* Task
Reproduce nothing but the lines from the start of the material through the line that includes "import numpy as np", both ends included, and omit every picture.
■ ■ ■
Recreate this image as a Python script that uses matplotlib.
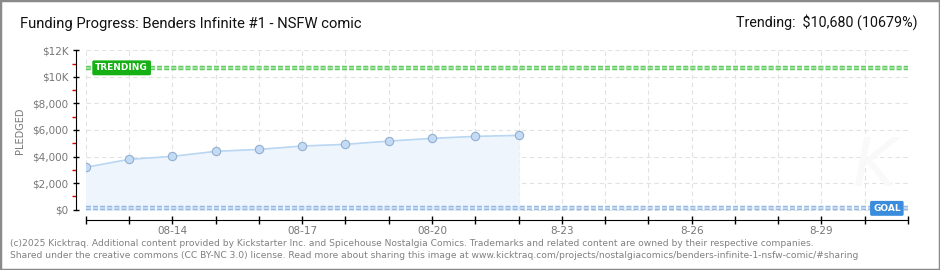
import matplotlib
matplotlib.use('Agg')
import matplotlib.pyplot as plt
import matplotlib.dates as mdates
from matplotlib.patches import Rectangle
import numpy as np

# Datos
fechas = np.arange('2025-08-12', '2025-08-23', dtype='datetime64[D]')
pledged = [3190, 3790, 4015, 4390, 4540, 4790, 4920, 5165, 5370, 5520, 5595]
trending = 10680
goal = 100
x_inicio = np.datetime64('2025-08-12')
x_fin = np.datetime64('2025-08-31')
etiquetas_x = ['08-14', '08-17', '08-20', '8-23', '8-26', '8-29']
fechas_etiquetas = np.array(['2025-08-14', '2025-08-17', '2025-08-20',
                             '2025-08-23', '2025-08-26', '2025-08-29'], dtype='datetime64[D]')
valores_y = [0, 2000, 4000, 6000, 8000, 10000, 12000]
etiquetas_y = ['$0', '$2,000', '$4,000', '$6,000', '$8,000', '$10K', '$12K']

gris = '#777777'

fig = plt.figure(figsize=(9.4, 2.7), dpi=100)
fig.patches.append(Rectangle((0, 0), 1, 1, transform=fig.transFigure,
                             fill=False, edgecolor='#8a8a8a', linewidth=2.5))

ax = fig.add_axes([0.0912, 0.2185, 0.8748, 0.5952])

fx = fechas.astype('datetime64[ms]').astype(object)
ax.fill_between(fx, pledged, 0, color='#eef5fd', zorder=1)
ax.plot(fx, pledged, color='#b9d6f3', linewidth=1.2, zorder=3)
ax.plot(fx, pledged, linestyle='none', marker='o', markersize=6,
        markerfacecolor='#c4dbf5', markeredgecolor='#94aecf', markeredgewidth=0.8, zorder=4)

# lineas de trending y meta
ax.axhline(trending, color='#5cc85c', linewidth=3.2, dashes=(1.1, 0.5), zorder=2)
ax.axhline(trending, color='#9be39b', linewidth=1.6, dashes=(2.2, 1.0), zorder=2)
ax.axhline(goal, color='#8fb4e0', linewidth=3.2, dashes=(1.1, 0.5), zorder=2)
ax.axhline(goal, color='#c3d9f3', linewidth=1.6, dashes=(2.2, 1.0), zorder=2)

x0 = mdates.date2num(x_inicio.astype(object))
x1 = mdates.date2num(x_fin.astype(object))
ax.set_xlim(x0, x1)
ax.set_ylim(-100, 12000)

ax.text(x0 + 0.22, trending, 'TRENDING', color='white', fontsize=6.5, fontweight='bold',
        va='center', ha='left', zorder=6,
        bbox=dict(boxstyle='round,pad=0.25,rounding_size=0.1', facecolor='#14b014', edgecolor='#14b014'))
ax.text(x1 - 0.17, goal, 'GOAL', color='white', fontsize=6.5, fontweight='bold',
        va='center', ha='right', zorder=6,
        bbox=dict(boxstyle='round,pad=0.25,rounding_size=0.1', facecolor='#3a8ddc', edgecolor='#3a8ddc'))

# ejes
for s in ['top', 'right']:
    ax.spines[s].set_visible(False)
ax.spines['left'].set_position(('outward', 7))
ax.spines['bottom'].set_position(('outward', 6.5))
ax.spines['left'].set_bounds(0, 12000)

ax.set_yticks(valores_y)
ax.set_yticklabels(etiquetas_y)
ax.set_yticks(np.arange(1000, 12000, 2000), minor=True)
ax.tick_params(axis='y', which='major', direction='inout', length=5, width=1,
               labelsize=7.5, labelcolor=gris, pad=3)
ax.tick_params(axis='y', which='minor', direction='out', length=3, width=1, color='#dd0000')

ax.set_xticks(mdates.date2num(fechas_etiquetas.astype(object)))
ax.set_xticklabels(etiquetas_x)
dias = np.arange(x_inicio, x_fin + 1, dtype='datetime64[D]')
ax.set_xticks(mdates.date2num(dias.astype(object)), minor=True)
ax.tick_params(axis='x', which='both', direction='inout', length=6, width=1,
               labelsize=7.5, labelcolor=gris, pad=1)

ax.grid(True, which='major', axis='y', color='#e2e2e2', linestyle=(0, (4, 3)), linewidth=0.8, zorder=0)
ax.grid(True, which='both', axis='x', color='#e2e2e2', linestyle=(0, (4, 3)), linewidth=0.8, zorder=0)
ax.set_axisbelow(True)

ax.set_ylabel('PLEDGED', fontsize=7, color=gris, labelpad=5)

# marca de agua
fig.text(0.93, 0.38, 'K', fontsize=48, color='#f9f9f9', style='italic', ha='center', va='center', zorder=0)

# textos
fig.text(20 / 940, 1 - 24 / 270, 'Funding Progress: Benders Infinite #1 - NSFW comic',
         fontsize=10.6, color='#111111', va='center', ha='left', family='Roboto')
fig.text(917 / 940, 1 - 22 / 270, 'Trending:  \\$10,680 (10679%)',
         fontsize=10.3, color='#111111', va='center', ha='right', family='Roboto')
fig.text(10 / 940, 1 - 243 / 270,
         '(c)2025 Kicktraq. Additional content provided by Kickstarter Inc. and Spicehouse Nostalgia Comics. '
         'Trademarks and related content are owned by their respective companies.',
         fontsize=6.6, color='#808080', va='center', ha='left')
fig.text(10 / 940, 1 - 255 / 270,
         'Shared under the creative commons (CC BY-NC 3.0) license. Read more about sharing this image at '
         'www.kicktraq.com/projects/nostalgiacomics/benders-infinite-1-nsfw-comic/#sharing',
         fontsize=6.6, color='#808080', va='center', ha='left')

fig.savefig('out.png', dpi=100)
■ ■ ■
* Correct answer
Recreate this image as a Python script that uses matplotlib.
import matplotlib
matplotlib.use('Agg')
import matplotlib.pyplot as plt
import matplotlib.dates as mdates
from matplotlib.patches import Rectangle
import numpy as np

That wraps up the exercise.